When I have been involved with running exams (I wasn’t, really, this year), special care seems to be made to spread these out so that where possible students don’t get exams bunched together. Still, I’ve heard students complain “we only have one day off between the Monday and Wednesday exams, that isn’t enough time to revise for the second topic”. I have a lot of sympathy for this; assessing a module (or proportion thereof) by how you perform in a one-, two- or three-hour window is quite a problematic arrangement, and if you haven’t had sufficient time to get up to speed on the topic, even more so. But I have had in mind that, essentially, “when I were a lad, we had it much worse”. Clearing out some boxes to move house, I found exam timetables from five of the six semesters I spent as an undergraduate, so now I can confirm or refute my feeling on this, in the latest of my series of posts that are surely only of interest to me.

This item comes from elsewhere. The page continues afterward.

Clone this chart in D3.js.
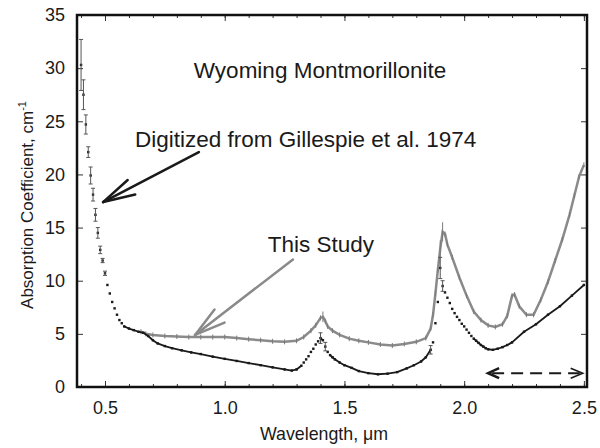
<!DOCTYPE html>
<meta charset="utf-8">
<script src="https://d3js.org/d3.v7.min.js"></script>
<style>
  body { margin: 0; background: #fff; }
  text { font-family: "Liberation Sans", Arial, sans-serif; fill: #1a1a1a; }
</style>
<div id="chart"></div>
<script>

var gilWl = [0.40,0.41,0.42,0.43,0.44,0.45,0.46,0.47,0.48,0.49,0.50,0.51,0.52,0.53,0.54,0.55,0.56,0.57,0.58,
  0.60,0.62,0.64,0.66,0.68,0.70,0.72,0.75,0.78,0.82,0.86,0.90,0.95,1.00,1.05,1.10,1.15,1.20,1.25,1.28,
  1.30,1.32,1.33,1.34,1.35,1.36,1.37,1.38,1.39,1.40,1.41,1.42,1.43,1.44,1.45,1.46,1.48,1.50,1.53,1.56,1.60,1.64,1.68,1.72,1.76,
  1.79,1.82,1.84,1.86,1.87,1.88,1.89,1.90,1.91,1.92,1.93,1.94,1.95,1.96,1.97,1.98,1.99,2.00,2.01,2.02,2.03,
  2.04,2.05,2.06,2.07,2.08,2.09,2.10,2.12,2.14,2.16,2.18,2.20,2.25,2.30,2.35,2.40,2.45,2.50]
var gilVal = [30.3,27.5,24.7,22.1,19.9,18.1,16.2,14.5,12.9,11.9,10.7,9.6,8.8,8.0,7.4,6.8,6.3,6.0,5.7,
  5.5,5.35,5.2,5.1,4.8,4.4,4.1,3.85,3.65,3.45,3.25,3.1,2.85,2.65,2.45,2.25,2.05,1.85,1.65,1.55,
  1.65,2.0,2.3,2.6,2.9,3.3,3.6,4.0,4.3,4.6,4.4,3.8,3.3,3.0,2.8,2.6,2.3,2.05,1.8,1.5,1.3,1.2,1.25,1.4,1.75,
  2.05,2.4,2.8,3.5,4.2,6.0,8.0,11.2,9.5,8.9,8.4,7.9,7.35,6.95,6.6,6.3,5.95,5.7,5.4,5.1,4.8,
  4.55,4.35,4.15,3.95,3.8,3.65,3.55,3.5,3.6,3.75,3.95,4.2,5.2,5.9,6.8,7.6,8.6,9.6]
var gilErr = [2.4,1.4,0.9,0.5,0.8,0.6,0.6,0.5,0.35,0.2,0.2,0,0,0,0,0,0,0,0,
  0,0,0,0,0,0,0,0,0,0,0,0,0,0,0,0,0,0,0,0,
  0,0,0,0,0,0,0,0,0,0.5,0,0.4,0,0,0,0,0,0,0,0,0,0,0,0,0,
  0,0,0,0.4,0,0,0,1.0,0.5,0,0,0,0,0,0,0,0,0,0,0,0,
  0,0,0,0,0,0,0,0,0,0,0,0,0,0,0,0,0,0]

// This study - gray line
var studyWl = [0.65,0.67,0.70,0.75,0.80,0.85,0.90,0.95,1.00,1.05,1.10,1.15,1.20,1.25,1.30,1.33,1.36,1.38,
  1.40,1.41,1.42,1.43,1.45,1.48,1.52,1.56,1.60,1.65,1.70,1.75,1.80,1.84,1.86,1.87,1.88,1.89,1.90,1.91,
  1.92,1.93,1.95,1.98,2.01,2.04,2.07,2.10,2.13,2.16,2.18,2.20,2.21,2.23,2.26,2.29,2.32,2.35,2.38,2.41,
  2.44,2.46,2.48,2.50]
var studyVal = [5.2,5.0,4.9,4.8,4.75,4.7,4.7,4.7,4.7,4.6,4.5,4.4,4.3,4.25,4.35,4.7,5.3,5.8,
  6.5,6.6,6.2,5.7,5.3,4.9,4.55,4.35,4.2,4.0,3.9,4.05,4.25,4.6,5.5,6.8,8.8,11.0,13.0,14.6,
  14.4,13.4,12.2,10.3,8.6,7.1,6.3,5.8,5.65,5.9,6.7,8.6,8.7,7.6,6.8,6.8,8.2,9.9,11.9,13.9,
  16.2,18.0,19.8,20.9]
var studyErr = {1.41: 0.5, 1.90: 0.8, 1.91: 0.9}

var xTicks = [0.5, 1.0, 1.5, 2.0, 2.5]
var yTicks = [0, 5, 10, 15, 20, 25, 30, 35]

var W = 600, H = 448
var svg = d3.select("#chart").append("svg").attr("width", W).attr("height", H)

var x = d3.scaleLinear().domain([0.383, 2.513]).range([77, 587])
var y = d3.scaleLinear().domain([0, 35]).range([387, 15])

// axes, ticks pointing inward on all four sides
var minor = d3.range(0.4, 2.51, 0.1).map(function(d){ return +d.toFixed(1) })
svg.append("g").attr("transform", "translate(0,387)")
  .call(d3.axisBottom(x).tickValues(minor).tickSize(-3).tickFormat(""))
svg.append("g").attr("transform", "translate(0,15)")
  .call(d3.axisTop(x).tickValues(minor).tickSize(-3).tickFormat(""))
svg.append("g").attr("transform", "translate(0,387)")
  .call(d3.axisBottom(x).tickValues(xTicks).tickSize(-6).tickPadding(14).tickFormat(d3.format(".1f")))
svg.append("g").attr("transform", "translate(0,15)")
  .call(d3.axisTop(x).tickValues(xTicks).tickSize(-6).tickFormat(""))
svg.append("g").attr("transform", "translate(77,0)")
  .call(d3.axisLeft(y).tickValues(yTicks).tickSize(-6).tickPadding(12))
svg.append("g").attr("transform", "translate(587,0)")
  .call(d3.axisRight(y).tickValues(yTicks).tickSize(-6).tickFormat(""))

svg.selectAll(".domain").remove()
svg.selectAll(".tick line").attr("stroke", "#333")
svg.selectAll(".tick text").attr("font-size", 18).attr("fill", "#1a1a1a")
  .style("font-family", '"Liberation Sans", Arial, sans-serif')

// frame
svg.append("rect").attr("x", 77).attr("y", 15).attr("width", 510).attr("height", 372)
  .attr("fill", "none").attr("stroke", "#111").attr("stroke-width", 2.5)

// gray series: this study
var study = studyWl.map(function(w, i){ return {w: w, v: studyVal[i], e: studyErr[w] || 0} })
svg.append("path").datum(study)
  .attr("fill", "none").attr("stroke", "#8a8a8a").attr("stroke-width", 2.5)
  .attr("d", d3.line().x(function(d){ return x(d.w) }).y(function(d){ return y(d.v) }))
svg.selectAll(".sm").data(study).enter().append("line")
  .attr("x1", function(d){ return x(d.w) }).attr("x2", function(d){ return x(d.w) })
  .attr("y1", function(d){ return Math.min(y(d.v + d.e), y(d.v) - 2.5) })
  .attr("y2", function(d){ return Math.max(y(d.v - d.e), y(d.v) + 2.5) })
  .attr("stroke", "#7a7a7a").attr("stroke-width", 1)

// black series: Gillespie et al.
// densely sampled steep stretches stay as separate dots, everything else reads as a line
var gil = gilWl.map(function(w, i){ return {w: w, v: gilVal[i], e: gilErr[i]} })
var segs = []
for (var i = 1; i < gil.length; i++) {
  var coarse = gil[i].w - gil[i-1].w > 0.015
  if (coarse || Math.abs(y(gil[i].v) - y(gil[i-1].v)) < 2.6) segs.push([gil[i-1], gil[i]])
}
svg.selectAll(".gseg").data(segs).enter().append("line")
  .attr("x1", function(d){ return x(d[0].w) }).attr("y1", function(d){ return y(d[0].v) })
  .attr("x2", function(d){ return x(d[1].w) }).attr("y2", function(d){ return y(d[1].v) })
  .attr("stroke", "#1a1a1a").attr("stroke-width", 1.8).attr("stroke-linecap", "round")
svg.selectAll(".gdot").data(gil).enter().append("rect")
  .attr("x", function(d){ return x(d.w) - 1.2 }).attr("y", function(d){ return y(d.v) - 1.2 })
  .attr("width", 2.4).attr("height", 2.4).attr("fill", "#1a1a1a")
var errs = gil.filter(function(d){ return d.e > 0 })
var eb = svg.selectAll(".eb").data(errs).enter().append("g").attr("stroke", "#555").attr("stroke-width", 1)
eb.append("line")
  .attr("x1", function(d){ return x(d.w) }).attr("x2", function(d){ return x(d.w) })
  .attr("y1", function(d){ return y(d.v + d.e) }).attr("y2", function(d){ return y(d.v - d.e) })
eb.append("line")
  .attr("x1", function(d){ return x(d.w) - 2 }).attr("x2", function(d){ return x(d.w) + 2 })
  .attr("y1", function(d){ return y(d.v + d.e) }).attr("y2", function(d){ return y(d.v + d.e) })
eb.append("line")
  .attr("x1", function(d){ return x(d.w) - 2 }).attr("x2", function(d){ return x(d.w) + 2 })
  .attr("y1", function(d){ return y(d.v - d.e) }).attr("y2", function(d){ return y(d.v - d.e) })

// annotations
function arrow(x0, y0, x1, y1, color, len, ang) {
  var a = Math.atan2(y0 - y1, x0 - x1)
  var g = svg.append("g").attr("stroke", color).attr("stroke-width", 2.5).attr("fill", "none")
    .attr("stroke-linecap", "round")
  g.append("line").attr("x1", x0).attr("y1", y0).attr("x2", x1).attr("y2", y1)
  ;[-ang, ang].forEach(function(s){
    g.append("line").attr("x1", x1).attr("y1", y1)
      .attr("x2", x1 + len * Math.cos(a + s)).attr("y2", y1 + len * Math.sin(a + s))
  })
  return g
}
arrow(x(0.892), y(22.1), x(0.492), y(17.4), "#1a1a1a", 33, 0.25)
arrow(x(1.285), y(12.0), x(0.876), y(4.9), "#8a8a8a", 32, 0.26)

// dashed double arrow
var dy0 = y(1.3), dxa = x(2.10), dxb = x(2.495)
svg.append("line").attr("x1", dxa + 4).attr("x2", dxb - 3).attr("y1", dy0).attr("y2", dy0)
  .attr("stroke", "#1a1a1a").attr("stroke-width", 2).attr("stroke-dasharray", "12,7")
svg.append("path").attr("d", "M" + (dxa + 11) + "," + (dy0 - 5) + "L" + dxa + "," + dy0 + "L" + (dxa + 11) + "," + (dy0 + 5))
  .attr("fill", "none").attr("stroke", "#1a1a1a").attr("stroke-width", 2.6)
svg.append("path").attr("d", "M" + (dxb - 12) + "," + (dy0 - 5) + "L" + dxb + "," + dy0 + "L" + (dxb - 12) + "," + (dy0 + 5))
  .attr("fill", "none").attr("stroke", "#1a1a1a").attr("stroke-width", 1.6)

svg.append("text").attr("x", x(1.398)).attr("y", y(29.1)).attr("text-anchor", "middle")
  .attr("font-size", 22.5).text("Wyoming Montmorillonite")
svg.append("text").attr("x", x(0.625)).attr("y", y(22.6))
  .attr("font-size", 22.5).text("Digitized from Gillespie et al. 1974")
svg.append("text").attr("x", x(1.18)).attr("y", y(12.7))
  .attr("font-size", 22.5).text("This Study")

// axis titles
svg.append("text").attr("x", 324).attr("y", 440).attr("text-anchor", "middle")
  .attr("font-size", 17.8).text("Wavelength, \u03bcm")
var yl = svg.append("text").attr("transform", "translate(33,205) rotate(-90)")
  .attr("text-anchor", "middle").attr("font-size", 17)
yl.append("tspan").text("Absorption Coefficient, cm")
yl.append("tspan").attr("dy", -7).attr("font-size", 11).text("-1")

</script>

Year 1, Semester 1: I had three two-hour exams. One was 9am on Monday, the second was 9am on Tuesday and the third was 4.30pm on the same Tuesday.
Year 1, Semester 2: I don’t have this exam timetable, for some reason. (The real question is why I still have five out of six, not why I’m missing one!)
Year 2, Semester 1: six two-hour exams over two weeks. Week 1 started fairly well, with exams on Monday 9am, Wednesday 4.30pm and Friday 4.30pm, then the fourth was Saturday 9am, so I finished at 6.30pm on Friday and took another at 9am the following morning. The remaining two were on the following Tuesday, at 9am and 4.30pm.
Year 2, Semester 2: another six two-hour exams over two weeks. The first week was Tuesday at 4.30pm, Wednesday at 9am, Wednesday at 4.30pm and Thursday at 4.30pm. Notice I am given a whole 22 hours off between the 3rd and 4th, a comparative luxury! Then the last two were Tuesday and Wednesday the following week, both at 9am.
Year 3, Semester 1: much more relaxed this time, five exams mostly 2.5 hours on Monday at 1.30pm, Wednesday at 9am and Thursday at 9am one week and Monday 9am and Wednesday 9am the following week.
Year 3, Semester 2: three 2.5 hour exams, two on Friday, 9am and 4.30pm and the other on the following Monday at 9am.
So it seems I was expected to either do minimal revision before each exam or to do revision in advance of the exam period and simply retain a good level of knowledge and practice for, say, six hours of exams on three different subjects in a 34-hour period (Y1, S1) or eight hours of exams on four different subjects in a 50-hour period (Y2, S2).
This doesn’t change my sympathy with students who feel their exams could be more spread out. This is important so that they have plenty of time for revision and can fairly represent themselves, refreshed and at their best. It strikes me that with the sort of exam schedules I had, and with the weightings given to exams, if a student woke with a cold that lasted a few days, that could seriously damage half a semester’s work.
I’m trying to tweak what I’ve written above so it doesn’t sound whiny – that isn’t my intention, I’m aware that others have it worse. I’m reminded of the bit from my George Green talk (listen here), where when Green sat the Cambridge Tripos in 1837, this was a five-day examination, 9-11.30 and 1-4pm on Wednesday-Saturday and Monday, that determined the order of merit for the Bachelor’s degree!
Another memory confirmed by these papers is that the Monday 9am exam at the end of year 3 served as both the end point of my degree and also my 21st birthday. One thing I am genuinely surprised by is that I didn’t take a 3 hour exam on any of these timetables – I’ve definitely claimed in recent years during a conversation on exam lengths to have regularly taken three hour exams. Funny thing, memory.